Matthew’s chest, arms, and forehead seemed to expand, and the muscles in his neck thickened. “Stay here, all of you. I’m going to see who’s in there.” His bluer-than-blue eyes blazed like guide lights on an airfield at night.
He was heading through the open doorway when Sergeant Capricorn Caputo stepped into view. He put out his hands to stop Matthew from bulling into the apartment.
“You don’t have to call the police, Ms. Peck. We’re already here. We still have a search warrant, and we’re executing it.”
The police had entered our house when we weren’t there. It was another scandal in a day of many.
Uncle Peter was sitting on the red couch, his cell phone in hand.

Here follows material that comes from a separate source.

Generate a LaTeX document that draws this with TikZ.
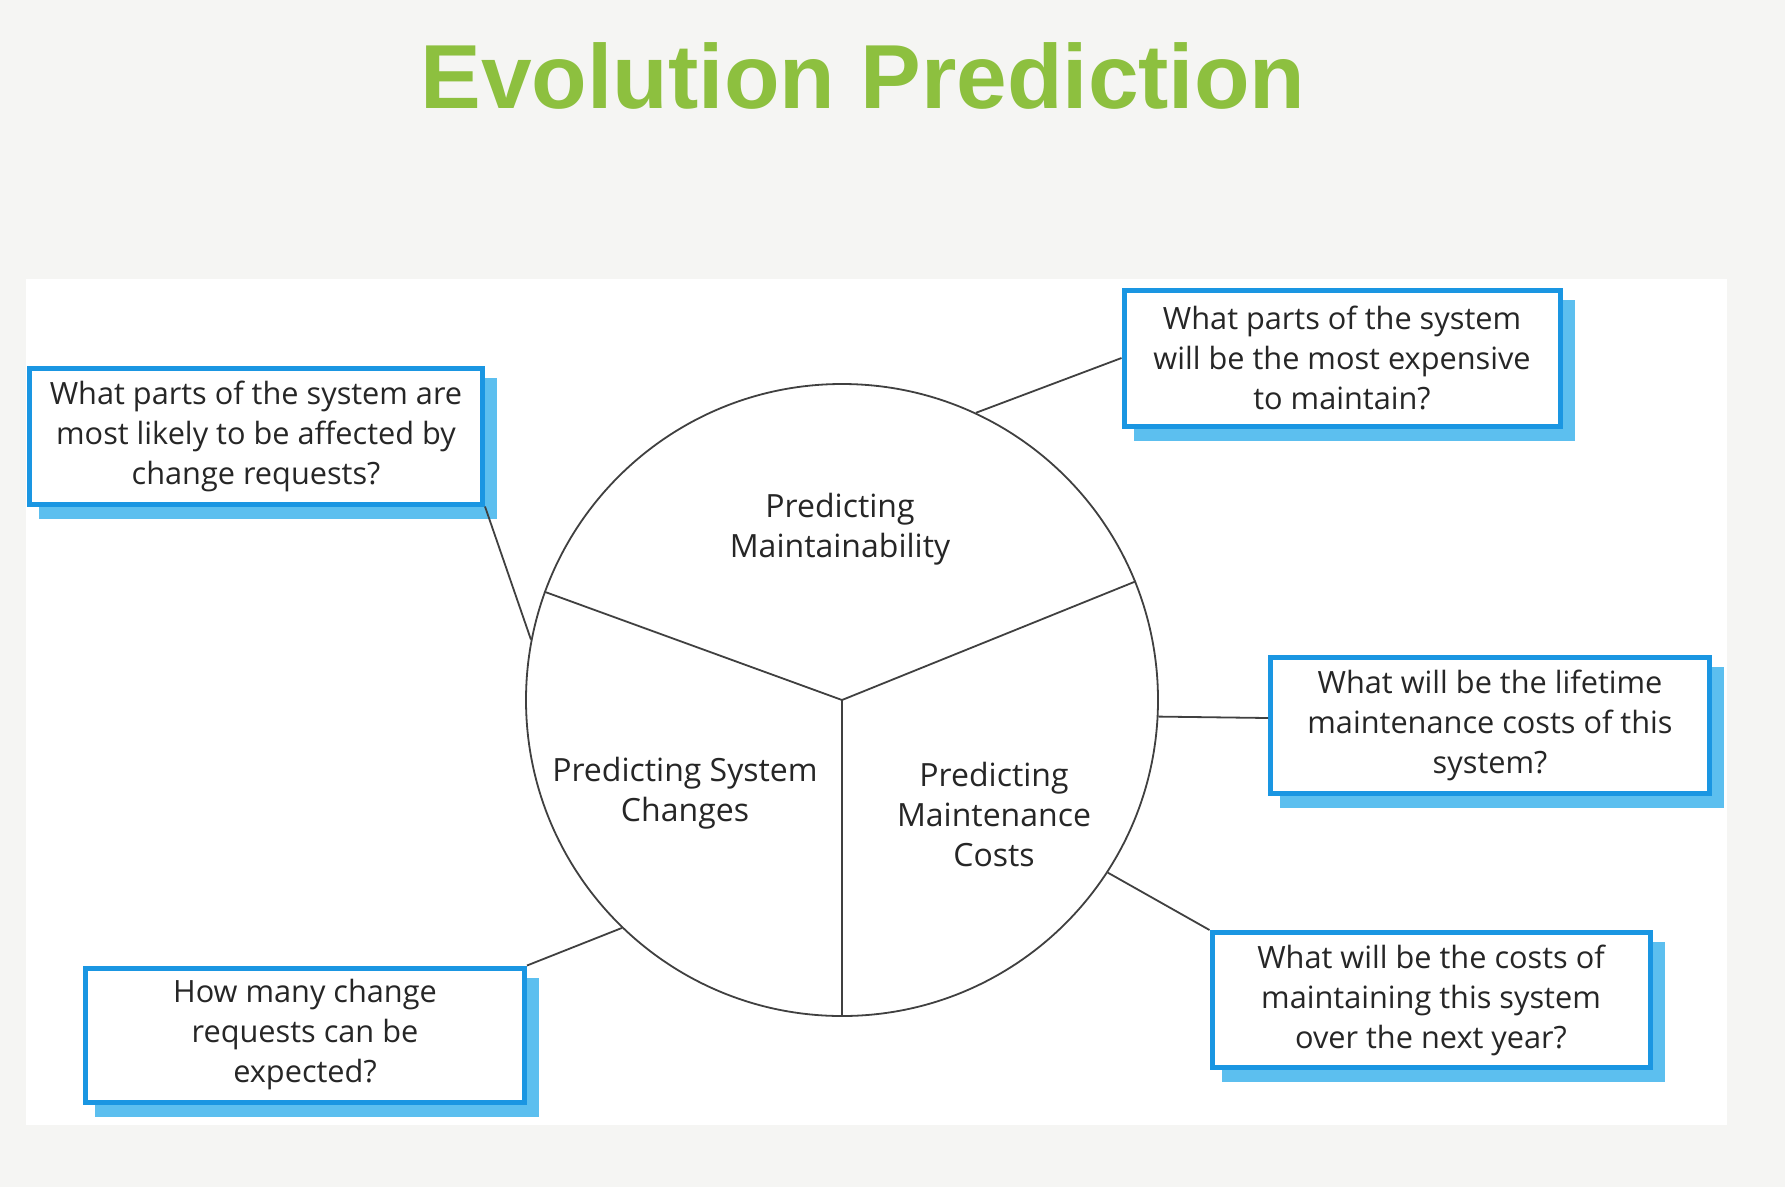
\documentclass[tikz,border=0pt]{standalone}
\usepackage{fontspec}
\setmainfont{Open Sans}
\newfontfamily\titlefont{Liberation Sans}
\usetikzlibrary{backgrounds}
\definecolor{pagebg}{HTML}{F5F5F3}
\definecolor{titlegreen}{HTML}{8DC03F}
\definecolor{boxblue}{HTML}{1A96E2}
\definecolor{shadowblue}{HTML}{5CBFEF}
\definecolor{ink}{HTML}{262626}
\definecolor{linegray}{HTML}{404040}
\newcommand{\qfont}{\fontsize{30.7}{40}\selectfont}
\newcommand{\sfontsize}{\fontsize{32}{40}\selectfont}
\begin{document}
\begin{tikzpicture}[x=1pt,y=-1pt,
  qbox/.style={draw=boxblue, line width=5pt, fill=white, align=center,
    text=ink, font=\qfont, inner sep=0pt, minimum height=136pt},
  sector/.style={align=center, text=ink, font=\sfontsize},
  wire/.style={draw=linegray, line width=1.8pt},
  boxshadow/.style={fill=shadowblue}]
\useasboundingbox (0,0) rectangle (1785,1187);

% page and white panel
\begin{scope}[on background layer]
  \fill[pagebg] (0,0) rectangle (1785,1187);
  \fill[white] (26,279) rectangle (1727,1125);
\end{scope}

% title
\node[font=\titlefont\bfseries\fontsize{91}{100}\selectfont, text=titlegreen,
  anchor=base] (title) at (863,108) {Evolution Prediction};

% circle with three sectors
\node[circle, draw=linegray, line width=1.8pt, minimum size=632pt, inner sep=0pt] (c) at (842,700) {};
\draw[wire] (c.center) -- (c.160);
\draw[wire] (c.center) -- (c.22);
\draw[wire] (c.center) -- (c.270);

\node[sector] (s1) at (840,529) {Predicting\\Maintainability};
\node[sector] (s2) at (685,793) {Predicting System\\Changes};
\node[sector] (s3) at (994,814) {Predicting\\Maintenance\\Costs};

% question boxes
\node[qbox, minimum width=453pt] (b1) at (256,436)
  {What parts of the system are\\most likely to be affected by\\change requests?};
\node[qbox, minimum width=436pt] (b2) at (1342,358)
  {What parts of the system\\will be the most expensive\\to maintain?};
\node[qbox, minimum width=439pt] (b3) at (1490,725)
  {What will be the lifetime\\maintenance costs of this\\system?};
\node[qbox, minimum width=439pt, minimum height=134pt] (b4) at (305,1035)
  {How many change\\requests can be\\expected?};
\node[qbox, minimum width=438pt, minimum height=135pt] (b5) at (1431,1000)
  {What will be the costs of\\maintaining this system\\over the next year?};

% shadows behind the boxes
\begin{scope}[on background layer]
  \foreach \b in {b1,b2,b3,b4,b5}
    \fill[boxshadow] ([shift={(12,12)}]\b.north west) rectangle ([shift={(12,12)}]\b.south east);
\end{scope}

% connectors
\draw[wire] (b1.south east) -- (c.169);
\draw[wire] (b2.west) -- (c.65);
\draw[wire] (b3.west |- 0,718) -- (c.-3);
\draw[wire] (b4.north east) -- (c.226);
\draw[wire] (b5.north west) -- (c.-33);
\end{tikzpicture}
\end{document}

When he saw me, he covered the mouthpiece and said to me, “They’re authorized, Tandy.” Then he went back to his phone call.
The uniformed cops inside the apartment ignored us, coming and going through the kitchen and using the service elevator, taking cartons of foodstuffs with them.
“What the hell are you people doing here?” Matthew shouted.
I ignored Matty’s outburst. “Have you gotten back the medical examiner’s report?” I asked Caputo as calmly as possible. “There’s only one conceivable option: My parents were poisoned.”
“There’s a backlog of bodies at the morgue, Tookie. So save us some time, why don’t you. What poison did you use?”
“I did some research and found that a black tongue is caused by arsenic and by heparin,” I said. “That help you any?”
“Arsenic poisoning is very painful,” Caputo said. “It was probably a very bad death. Do you understand me? The killer showed no mercy.”
No mercy. The words echoed in my mind. And that’s when a very strange thing happened.
I suddenly felt as though my head had filled with helium. Caputo went in and out of focus. I felt Matthew’s hand at my back. And then I heard people calling my name.
I opened my eyes and I realized that I was flat on my back on the floor. I recognized the pattern on the carpet. It was definitely our carpet. I had fainted .
I had passed right out in front of the cops.
I had totally disgraced myself.
Mother, Mother, I’m so sorry.
Please forgive me.
25 
Samantha was only an inch or so from my face. “Tandy, say something, please .” She offered me a glass of water, but I shook my head.
“I’m… okay. I don’t know what… It’s nothing. I’m fine.”
Caputo’s smirking features loomed in my vision. He squatted down next to me and said, “Let me tell you something, Tootsie. This could be your best chance to get ahead of what you did by confessing.”
“Do you have any other suspects?” I asked him, getting to my feet. “Or is it the Angel kids and no one else?”